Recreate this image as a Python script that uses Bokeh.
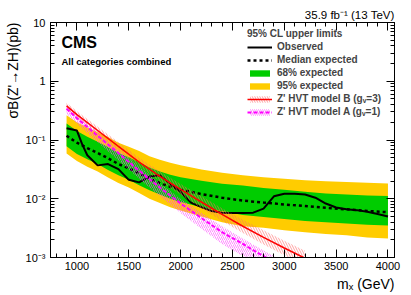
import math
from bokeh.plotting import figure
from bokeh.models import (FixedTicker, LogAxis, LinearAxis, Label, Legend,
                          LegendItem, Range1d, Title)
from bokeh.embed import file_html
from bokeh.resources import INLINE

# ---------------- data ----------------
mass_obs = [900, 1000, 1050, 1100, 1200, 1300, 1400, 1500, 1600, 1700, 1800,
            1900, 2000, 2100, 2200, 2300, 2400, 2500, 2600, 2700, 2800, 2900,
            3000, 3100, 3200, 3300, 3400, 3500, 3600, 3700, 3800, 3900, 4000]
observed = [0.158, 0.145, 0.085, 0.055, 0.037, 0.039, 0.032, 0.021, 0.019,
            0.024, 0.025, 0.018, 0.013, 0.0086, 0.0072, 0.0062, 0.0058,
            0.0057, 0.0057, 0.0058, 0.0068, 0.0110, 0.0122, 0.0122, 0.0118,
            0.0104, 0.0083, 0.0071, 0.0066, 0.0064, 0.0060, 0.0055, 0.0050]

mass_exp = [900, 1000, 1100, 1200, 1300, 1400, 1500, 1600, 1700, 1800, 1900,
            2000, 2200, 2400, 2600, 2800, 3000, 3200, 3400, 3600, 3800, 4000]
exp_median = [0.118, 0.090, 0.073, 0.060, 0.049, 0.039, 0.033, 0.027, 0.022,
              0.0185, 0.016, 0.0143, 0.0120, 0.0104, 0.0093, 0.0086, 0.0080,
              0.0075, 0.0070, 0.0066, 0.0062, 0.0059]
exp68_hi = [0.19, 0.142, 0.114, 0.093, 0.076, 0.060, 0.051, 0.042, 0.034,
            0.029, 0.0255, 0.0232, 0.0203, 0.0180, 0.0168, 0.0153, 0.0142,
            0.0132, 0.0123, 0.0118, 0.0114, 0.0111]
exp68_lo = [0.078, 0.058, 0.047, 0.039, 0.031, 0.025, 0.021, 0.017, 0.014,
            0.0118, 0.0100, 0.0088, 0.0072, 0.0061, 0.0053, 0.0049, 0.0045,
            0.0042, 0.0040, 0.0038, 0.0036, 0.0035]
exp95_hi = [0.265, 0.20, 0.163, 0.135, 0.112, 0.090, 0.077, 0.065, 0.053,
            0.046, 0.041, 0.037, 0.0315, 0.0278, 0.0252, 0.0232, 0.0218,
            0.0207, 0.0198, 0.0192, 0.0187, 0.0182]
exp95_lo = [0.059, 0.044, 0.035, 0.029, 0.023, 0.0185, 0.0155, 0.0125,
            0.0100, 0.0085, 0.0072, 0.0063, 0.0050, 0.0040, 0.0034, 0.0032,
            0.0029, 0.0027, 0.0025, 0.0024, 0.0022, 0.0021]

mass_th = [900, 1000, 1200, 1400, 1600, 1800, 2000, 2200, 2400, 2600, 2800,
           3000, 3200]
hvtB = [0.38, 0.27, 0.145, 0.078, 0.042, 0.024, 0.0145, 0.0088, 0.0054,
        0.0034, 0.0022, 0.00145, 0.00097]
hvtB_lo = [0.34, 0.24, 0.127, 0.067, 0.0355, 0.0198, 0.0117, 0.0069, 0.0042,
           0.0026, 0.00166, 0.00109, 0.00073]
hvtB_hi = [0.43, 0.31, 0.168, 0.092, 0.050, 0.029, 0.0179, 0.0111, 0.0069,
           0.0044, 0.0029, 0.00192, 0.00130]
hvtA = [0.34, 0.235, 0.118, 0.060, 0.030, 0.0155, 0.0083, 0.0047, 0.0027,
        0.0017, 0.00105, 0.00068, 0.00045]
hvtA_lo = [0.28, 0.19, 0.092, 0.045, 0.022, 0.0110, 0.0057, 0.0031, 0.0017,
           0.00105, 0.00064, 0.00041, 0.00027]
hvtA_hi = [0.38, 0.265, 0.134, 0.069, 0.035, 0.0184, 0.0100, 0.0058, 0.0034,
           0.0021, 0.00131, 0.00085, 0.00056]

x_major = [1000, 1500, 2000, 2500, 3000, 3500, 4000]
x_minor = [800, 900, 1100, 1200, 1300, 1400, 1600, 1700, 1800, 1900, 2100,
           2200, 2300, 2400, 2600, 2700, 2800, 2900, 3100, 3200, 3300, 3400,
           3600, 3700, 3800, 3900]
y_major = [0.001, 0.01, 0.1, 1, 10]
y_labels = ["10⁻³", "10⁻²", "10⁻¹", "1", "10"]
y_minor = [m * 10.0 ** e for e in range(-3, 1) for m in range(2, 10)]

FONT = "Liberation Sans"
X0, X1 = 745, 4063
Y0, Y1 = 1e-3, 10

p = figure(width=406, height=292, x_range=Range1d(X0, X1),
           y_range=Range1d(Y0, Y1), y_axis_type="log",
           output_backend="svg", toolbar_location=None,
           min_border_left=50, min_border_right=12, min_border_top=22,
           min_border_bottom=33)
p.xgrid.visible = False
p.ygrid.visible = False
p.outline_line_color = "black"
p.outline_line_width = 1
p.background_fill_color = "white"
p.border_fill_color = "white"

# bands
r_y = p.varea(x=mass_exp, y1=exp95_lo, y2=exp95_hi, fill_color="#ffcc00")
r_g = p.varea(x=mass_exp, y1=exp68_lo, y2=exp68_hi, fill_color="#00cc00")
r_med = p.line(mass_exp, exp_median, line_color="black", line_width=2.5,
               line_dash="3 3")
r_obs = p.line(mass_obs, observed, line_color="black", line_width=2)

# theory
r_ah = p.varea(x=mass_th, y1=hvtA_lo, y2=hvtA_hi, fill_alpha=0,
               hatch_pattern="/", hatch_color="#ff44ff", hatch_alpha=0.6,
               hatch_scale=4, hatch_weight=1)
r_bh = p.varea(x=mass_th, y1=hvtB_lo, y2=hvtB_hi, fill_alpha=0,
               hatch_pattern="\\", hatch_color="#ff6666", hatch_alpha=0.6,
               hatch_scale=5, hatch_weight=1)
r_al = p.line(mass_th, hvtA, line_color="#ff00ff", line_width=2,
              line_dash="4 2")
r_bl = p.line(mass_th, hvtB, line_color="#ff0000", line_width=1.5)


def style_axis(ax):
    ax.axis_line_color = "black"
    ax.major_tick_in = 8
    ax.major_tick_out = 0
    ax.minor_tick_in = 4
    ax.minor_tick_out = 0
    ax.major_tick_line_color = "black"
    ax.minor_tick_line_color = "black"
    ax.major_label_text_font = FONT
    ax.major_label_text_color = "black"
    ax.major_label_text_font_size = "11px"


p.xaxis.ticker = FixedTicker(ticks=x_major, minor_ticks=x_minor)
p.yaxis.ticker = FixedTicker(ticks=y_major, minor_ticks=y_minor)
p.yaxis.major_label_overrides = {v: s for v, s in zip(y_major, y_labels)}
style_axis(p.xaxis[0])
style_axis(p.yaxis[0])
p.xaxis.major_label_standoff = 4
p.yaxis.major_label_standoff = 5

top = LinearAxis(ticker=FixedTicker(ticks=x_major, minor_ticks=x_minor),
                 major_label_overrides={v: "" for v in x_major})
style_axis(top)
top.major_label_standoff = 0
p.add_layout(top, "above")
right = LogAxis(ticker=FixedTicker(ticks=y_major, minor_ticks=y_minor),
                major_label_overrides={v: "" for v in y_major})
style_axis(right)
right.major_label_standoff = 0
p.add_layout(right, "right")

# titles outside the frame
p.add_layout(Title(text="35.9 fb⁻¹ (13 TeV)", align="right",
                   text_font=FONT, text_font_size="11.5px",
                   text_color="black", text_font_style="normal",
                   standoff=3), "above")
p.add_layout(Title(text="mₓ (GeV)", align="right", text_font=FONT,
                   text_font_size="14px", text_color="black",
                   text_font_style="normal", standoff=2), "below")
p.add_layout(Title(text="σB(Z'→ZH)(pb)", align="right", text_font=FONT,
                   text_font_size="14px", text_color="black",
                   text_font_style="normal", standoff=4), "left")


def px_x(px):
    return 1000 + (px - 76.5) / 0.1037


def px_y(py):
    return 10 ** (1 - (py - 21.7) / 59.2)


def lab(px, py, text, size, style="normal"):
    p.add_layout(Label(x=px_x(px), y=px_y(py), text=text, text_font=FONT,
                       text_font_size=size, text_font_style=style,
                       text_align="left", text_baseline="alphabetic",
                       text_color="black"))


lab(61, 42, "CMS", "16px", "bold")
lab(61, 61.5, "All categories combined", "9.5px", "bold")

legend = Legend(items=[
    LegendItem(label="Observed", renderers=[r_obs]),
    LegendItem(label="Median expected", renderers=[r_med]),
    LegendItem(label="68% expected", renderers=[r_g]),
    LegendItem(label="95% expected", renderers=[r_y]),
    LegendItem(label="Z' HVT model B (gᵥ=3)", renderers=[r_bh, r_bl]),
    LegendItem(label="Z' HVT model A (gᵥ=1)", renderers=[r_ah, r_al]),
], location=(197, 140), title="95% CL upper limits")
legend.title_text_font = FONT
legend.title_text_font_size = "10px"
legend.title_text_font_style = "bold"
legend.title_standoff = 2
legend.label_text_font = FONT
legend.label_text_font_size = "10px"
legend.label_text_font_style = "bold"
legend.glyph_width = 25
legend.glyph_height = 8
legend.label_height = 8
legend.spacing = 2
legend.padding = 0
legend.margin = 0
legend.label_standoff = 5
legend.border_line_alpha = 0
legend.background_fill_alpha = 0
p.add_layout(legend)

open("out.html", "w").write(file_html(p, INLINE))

▶ _What to produce_
Starting at the top of the listing above, please restate word for word each line up to and including the one that holds "from bokeh.resources import INLINE", omitting every image.

▶ _Task response_
Recreate this image as a Python script that uses Bokeh.
import math
from bokeh.plotting import figure
from bokeh.models import (FixedTicker, LogAxis, LinearAxis, Label, Legend,
                          LegendItem, Range1d, Title)
from bokeh.embed import file_html
from bokeh.resources import INLINE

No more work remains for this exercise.